With 26 years of experience in ethnic and reconstructive dance, Arlechina Verdigris is a historical dance ethnologist and ethnographer who specializes in the arts and oral traditions around the Mediterranean and Black Seas–particularly the combat and ritual dances of the ancient world.
Using a combination of indigenous choreographic notation, linguistics, and careful comparative analysis, she has compiled an extensive body of ethnographic data encompassing hundreds of dances around the Mediterranean. By isolating these dances through their gestural vocabularies and technologies, and by carefully decoding their iconography, Arlechina has been able to trace individual dance practices and ecstatic cults through time. Effectively sorting the familiar mega-pantheons into their more native and functional micro-pantheons.
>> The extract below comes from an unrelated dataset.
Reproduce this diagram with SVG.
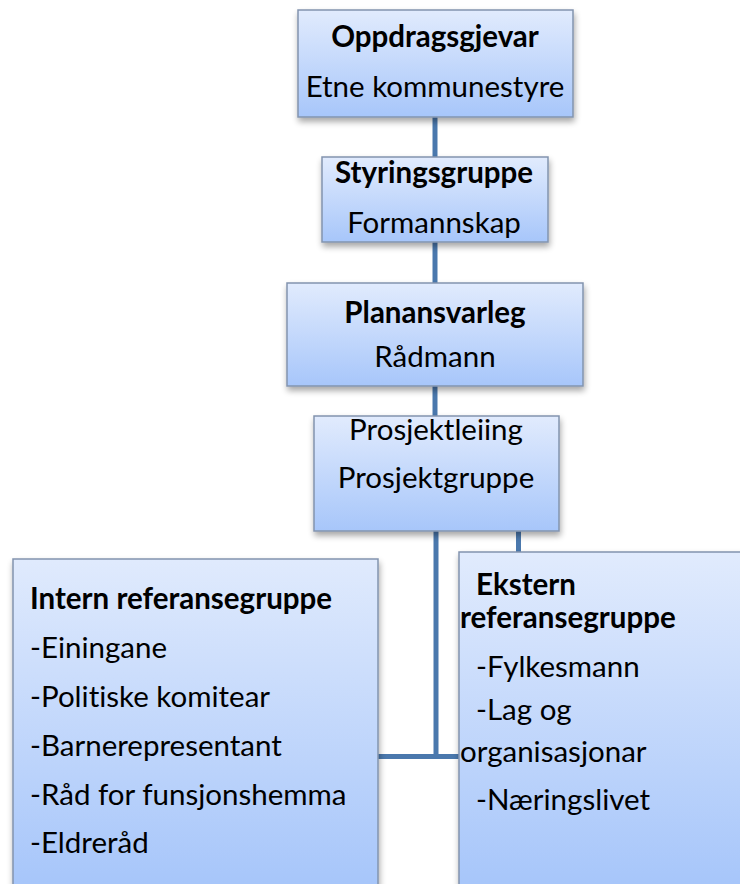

Arlechina has been formally dedicated to the cult of the sun goddess (to whom dance is a high priority) since 2002. At her swearing-in ceremony, Arlechina promised to dedicate her life to making the Mystery Religions of the Mediterranean more accessible to anyone who wanted to learn them. She founded the Mysterion Project that same year–its goals being to functionally reconstruct every known ecstatic dance tradition of the region. Arlechina began teaching trancework, ecstatic dance, and single-handed Pan-Mediterranean frame drum for trance in 2008. By 2016, the Mysterion Project had taken on a new name–Gorgona. Those who trance the many layered mysteries of the Med are called Gorgons.
In 2018, Arlechina found Ariadne’s Tribe on Facebook and connected with Laura Perry, Dana Corby, and Bryan Hewitt. Together they have been working to flesh in ecstatic traditions compatible with Minoan religion and iconography & refining the practices of individual Minoan micro-cults.